Benefits of Continuous Deployment
Continuous Deployment has several benefits that make it a valuable approach to software engineering. First, it reduces the time taken to deploy code changes to a production environment. With CD, the code is automatically deployed once it passes the tests, eliminating the need for manual deployment. This reduces the time taken to deploy code changes from days or weeks to minutes or hours.
Second, CD improves the quality of the code by ensuring that it is always production-ready. By automating the entire deployment process, CD eliminates human error, which is a common cause of production failures. This ensures that the code is always of high quality and can be released to users without any issues.
Third, CD promotes collaboration between developers, testers, and operations teams. By automating the entire deployment process, CD ensures that all teams are working together towards a common goal. This promotes communication and collaboration, which is essential for the success of any software engineering project.

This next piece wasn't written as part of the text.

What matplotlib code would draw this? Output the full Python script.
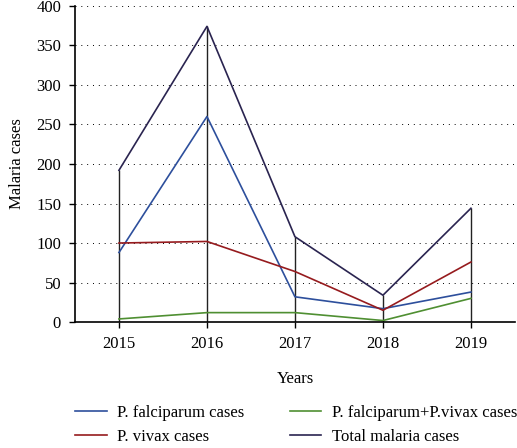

Best Practices for Continuous Deployment
To achieve the benefits of Continuous Deployment, there are several best practices that software engineering teams should follow. First, they should automate the entire deployment process, from testing to deployment. This ensures that the code is always production-ready and can be released to users at any time.
Second, they should use a version control system, such as Git, to manage code changes. This ensures that code changes are tracked and can be easily reverted in case of any issues.
Third, they should have a robust testing framework that tests the code changes thoroughly before they are released to users. This ensures that the code is of high quality and meets the requirements of the users.